>>>>>

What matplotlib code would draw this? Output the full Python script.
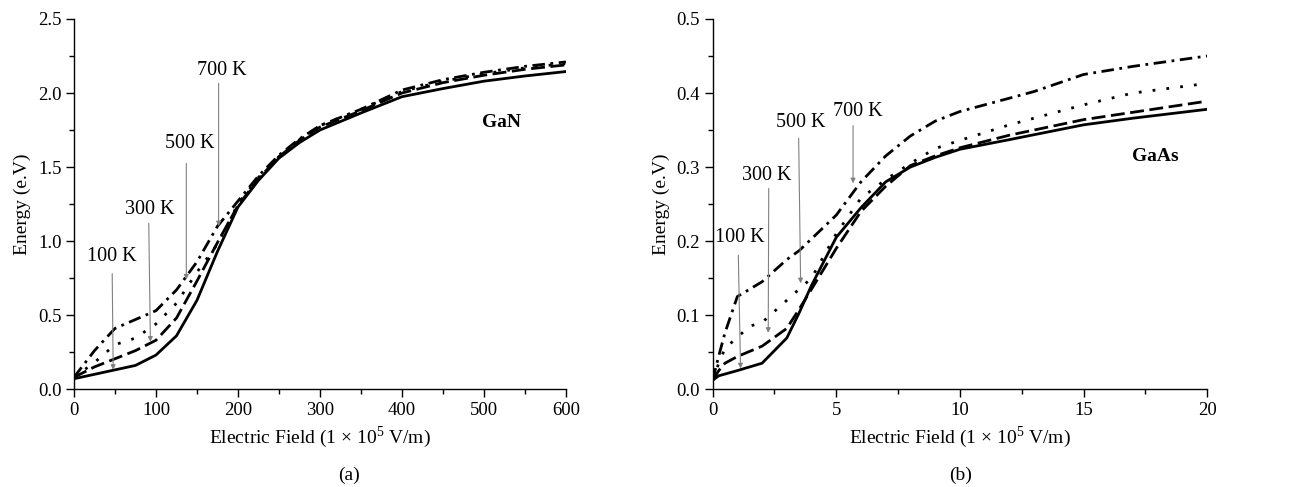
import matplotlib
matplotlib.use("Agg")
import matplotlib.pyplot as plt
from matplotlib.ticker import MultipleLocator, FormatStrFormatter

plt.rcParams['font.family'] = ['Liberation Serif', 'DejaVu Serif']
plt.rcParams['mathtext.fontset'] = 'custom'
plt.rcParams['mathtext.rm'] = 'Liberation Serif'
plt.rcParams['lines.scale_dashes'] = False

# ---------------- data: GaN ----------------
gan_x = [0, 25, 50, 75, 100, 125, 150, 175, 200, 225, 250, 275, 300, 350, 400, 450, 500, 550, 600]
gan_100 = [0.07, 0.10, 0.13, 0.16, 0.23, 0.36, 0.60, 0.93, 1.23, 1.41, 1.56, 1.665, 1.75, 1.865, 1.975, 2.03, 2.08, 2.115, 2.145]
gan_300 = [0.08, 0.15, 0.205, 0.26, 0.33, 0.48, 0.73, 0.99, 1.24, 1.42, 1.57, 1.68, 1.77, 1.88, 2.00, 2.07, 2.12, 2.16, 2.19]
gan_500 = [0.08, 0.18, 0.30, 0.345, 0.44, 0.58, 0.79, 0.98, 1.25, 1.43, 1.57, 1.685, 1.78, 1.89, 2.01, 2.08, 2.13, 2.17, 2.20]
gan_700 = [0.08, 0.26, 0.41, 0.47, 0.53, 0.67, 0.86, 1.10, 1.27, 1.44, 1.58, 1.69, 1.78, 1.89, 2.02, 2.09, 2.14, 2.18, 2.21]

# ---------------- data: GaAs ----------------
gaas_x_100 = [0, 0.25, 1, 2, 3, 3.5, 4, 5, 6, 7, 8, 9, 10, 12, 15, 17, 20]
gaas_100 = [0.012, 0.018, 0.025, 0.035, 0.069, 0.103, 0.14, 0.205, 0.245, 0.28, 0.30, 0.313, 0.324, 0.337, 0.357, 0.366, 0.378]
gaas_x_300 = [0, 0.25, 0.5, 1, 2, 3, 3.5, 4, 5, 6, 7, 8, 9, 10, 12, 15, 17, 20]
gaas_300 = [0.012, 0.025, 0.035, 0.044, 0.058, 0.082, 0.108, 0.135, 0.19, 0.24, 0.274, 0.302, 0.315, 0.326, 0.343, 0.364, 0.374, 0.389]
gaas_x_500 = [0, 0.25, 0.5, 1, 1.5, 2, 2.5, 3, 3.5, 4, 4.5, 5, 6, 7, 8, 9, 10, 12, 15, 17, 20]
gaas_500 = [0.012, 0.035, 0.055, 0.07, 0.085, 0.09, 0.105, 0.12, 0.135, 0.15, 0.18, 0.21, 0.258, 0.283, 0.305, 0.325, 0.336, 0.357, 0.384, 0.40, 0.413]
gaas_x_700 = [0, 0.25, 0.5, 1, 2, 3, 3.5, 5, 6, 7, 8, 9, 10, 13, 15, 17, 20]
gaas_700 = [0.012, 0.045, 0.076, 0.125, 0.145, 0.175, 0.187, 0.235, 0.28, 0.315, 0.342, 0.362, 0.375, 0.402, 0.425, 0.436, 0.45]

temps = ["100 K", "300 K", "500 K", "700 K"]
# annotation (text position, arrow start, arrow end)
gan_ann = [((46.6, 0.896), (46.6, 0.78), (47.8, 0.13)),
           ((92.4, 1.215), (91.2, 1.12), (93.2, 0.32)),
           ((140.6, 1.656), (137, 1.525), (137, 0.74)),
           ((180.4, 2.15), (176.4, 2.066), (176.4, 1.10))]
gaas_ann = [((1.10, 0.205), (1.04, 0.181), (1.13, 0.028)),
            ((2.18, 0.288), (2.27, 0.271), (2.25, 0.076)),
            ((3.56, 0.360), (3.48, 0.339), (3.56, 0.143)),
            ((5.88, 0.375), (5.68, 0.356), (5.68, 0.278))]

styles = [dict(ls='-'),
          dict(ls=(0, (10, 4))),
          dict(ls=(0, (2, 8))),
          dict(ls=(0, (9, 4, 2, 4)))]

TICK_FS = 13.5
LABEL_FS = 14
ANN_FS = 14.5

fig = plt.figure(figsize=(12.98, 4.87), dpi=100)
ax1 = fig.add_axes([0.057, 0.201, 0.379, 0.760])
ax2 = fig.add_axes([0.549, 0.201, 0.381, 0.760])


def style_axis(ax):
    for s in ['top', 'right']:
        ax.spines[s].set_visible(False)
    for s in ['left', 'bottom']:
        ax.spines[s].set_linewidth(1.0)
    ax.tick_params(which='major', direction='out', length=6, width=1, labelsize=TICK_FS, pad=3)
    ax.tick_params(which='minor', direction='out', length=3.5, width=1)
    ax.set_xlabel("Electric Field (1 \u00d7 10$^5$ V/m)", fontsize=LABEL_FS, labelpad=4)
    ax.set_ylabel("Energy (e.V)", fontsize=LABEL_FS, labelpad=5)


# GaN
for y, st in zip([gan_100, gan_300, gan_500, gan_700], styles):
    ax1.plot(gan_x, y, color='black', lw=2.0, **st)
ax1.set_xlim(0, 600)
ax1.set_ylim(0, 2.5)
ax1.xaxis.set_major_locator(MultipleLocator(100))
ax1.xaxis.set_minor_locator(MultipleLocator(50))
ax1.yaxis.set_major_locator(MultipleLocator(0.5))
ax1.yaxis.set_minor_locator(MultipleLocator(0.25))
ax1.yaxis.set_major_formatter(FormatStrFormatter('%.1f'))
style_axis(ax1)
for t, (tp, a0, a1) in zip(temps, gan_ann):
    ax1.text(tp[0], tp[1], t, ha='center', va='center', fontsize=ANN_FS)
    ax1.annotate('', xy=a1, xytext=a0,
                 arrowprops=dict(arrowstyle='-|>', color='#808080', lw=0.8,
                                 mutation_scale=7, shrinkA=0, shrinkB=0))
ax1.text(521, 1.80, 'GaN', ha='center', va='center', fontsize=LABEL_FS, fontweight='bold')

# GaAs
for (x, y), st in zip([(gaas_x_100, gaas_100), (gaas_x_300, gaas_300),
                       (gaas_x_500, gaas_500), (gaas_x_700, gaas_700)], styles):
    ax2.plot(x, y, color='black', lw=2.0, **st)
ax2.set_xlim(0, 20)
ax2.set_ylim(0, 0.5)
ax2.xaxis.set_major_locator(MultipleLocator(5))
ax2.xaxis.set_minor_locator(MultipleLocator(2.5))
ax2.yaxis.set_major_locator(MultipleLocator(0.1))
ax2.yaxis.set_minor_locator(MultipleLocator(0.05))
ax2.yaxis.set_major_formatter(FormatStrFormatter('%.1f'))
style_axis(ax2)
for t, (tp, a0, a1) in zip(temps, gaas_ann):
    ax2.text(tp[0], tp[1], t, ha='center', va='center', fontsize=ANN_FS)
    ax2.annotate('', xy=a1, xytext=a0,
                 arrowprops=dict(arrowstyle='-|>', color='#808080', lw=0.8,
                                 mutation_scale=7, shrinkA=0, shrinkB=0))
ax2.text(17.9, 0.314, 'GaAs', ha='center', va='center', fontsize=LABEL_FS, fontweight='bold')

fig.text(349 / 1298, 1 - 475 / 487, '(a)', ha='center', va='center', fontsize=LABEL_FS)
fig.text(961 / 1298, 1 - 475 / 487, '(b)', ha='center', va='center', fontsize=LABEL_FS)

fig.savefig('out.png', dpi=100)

<<<<<

§ Problem to work on
Without the pictures, return the listing above from its first line through the line that has "0.425, 0.436, 0.45]".

§ Worked solution
What matplotlib code would draw this? Output the full Python script.
import matplotlib
matplotlib.use("Agg")
import matplotlib.pyplot as plt
from matplotlib.ticker import MultipleLocator, FormatStrFormatter

plt.rcParams['font.family'] = ['Liberation Serif', 'DejaVu Serif']
plt.rcParams['mathtext.fontset'] = 'custom'
plt.rcParams['mathtext.rm'] = 'Liberation Serif'
plt.rcParams['lines.scale_dashes'] = False

# ---------------- data: GaN ----------------
gan_x = [0, 25, 50, 75, 100, 125, 150, 175, 200, 225, 250, 275, 300, 350, 400, 450, 500, 550, 600]
gan_100 = [0.07, 0.10, 0.13, 0.16, 0.23, 0.36, 0.60, 0.93, 1.23, 1.41, 1.56, 1.665, 1.75, 1.865, 1.975, 2.03, 2.08, 2.115, 2.145]
gan_300 = [0.08, 0.15, 0.205, 0.26, 0.33, 0.48, 0.73, 0.99, 1.24, 1.42, 1.57, 1.68, 1.77, 1.88, 2.00, 2.07, 2.12, 2.16, 2.19]
gan_500 = [0.08, 0.18, 0.30, 0.345, 0.44, 0.58, 0.79, 0.98, 1.25, 1.43, 1.57, 1.685, 1.78, 1.89, 2.01, 2.08, 2.13, 2.17, 2.20]
gan_700 = [0.08, 0.26, 0.41, 0.47, 0.53, 0.67, 0.86, 1.10, 1.27, 1.44, 1.58, 1.69, 1.78, 1.89, 2.02, 2.09, 2.14, 2.18, 2.21]

# ---------------- data: GaAs ----------------
gaas_x_100 = [0, 0.25, 1, 2, 3, 3.5, 4, 5, 6, 7, 8, 9, 10, 12, 15, 17, 20]
gaas_100 = [0.012, 0.018, 0.025, 0.035, 0.069, 0.103, 0.14, 0.205, 0.245, 0.28, 0.30, 0.313, 0.324, 0.337, 0.357, 0.366, 0.378]
gaas_x_300 = [0, 0.25, 0.5, 1, 2, 3, 3.5, 4, 5, 6, 7, 8, 9, 10, 12, 15, 17, 20]
gaas_300 = [0.012, 0.025, 0.035, 0.044, 0.058, 0.082, 0.108, 0.135, 0.19, 0.24, 0.274, 0.302, 0.315, 0.326, 0.343, 0.364, 0.374, 0.389]
gaas_x_500 = [0, 0.25, 0.5, 1, 1.5, 2, 2.5, 3, 3.5, 4, 4.5, 5, 6, 7, 8, 9, 10, 12, 15, 17, 20]
gaas_500 = [0.012, 0.035, 0.055, 0.07, 0.085, 0.09, 0.105, 0.12, 0.135, 0.15, 0.18, 0.21, 0.258, 0.283, 0.305, 0.325, 0.336, 0.357, 0.384, 0.40, 0.413]
gaas_x_700 = [0, 0.25, 0.5, 1, 2, 3, 3.5, 5, 6, 7, 8, 9, 10, 13, 15, 17, 20]
gaas_700 = [0.012, 0.045, 0.076, 0.125, 0.145, 0.175, 0.187, 0.235, 0.28, 0.315, 0.342, 0.362, 0.375, 0.402, 0.425, 0.436, 0.45]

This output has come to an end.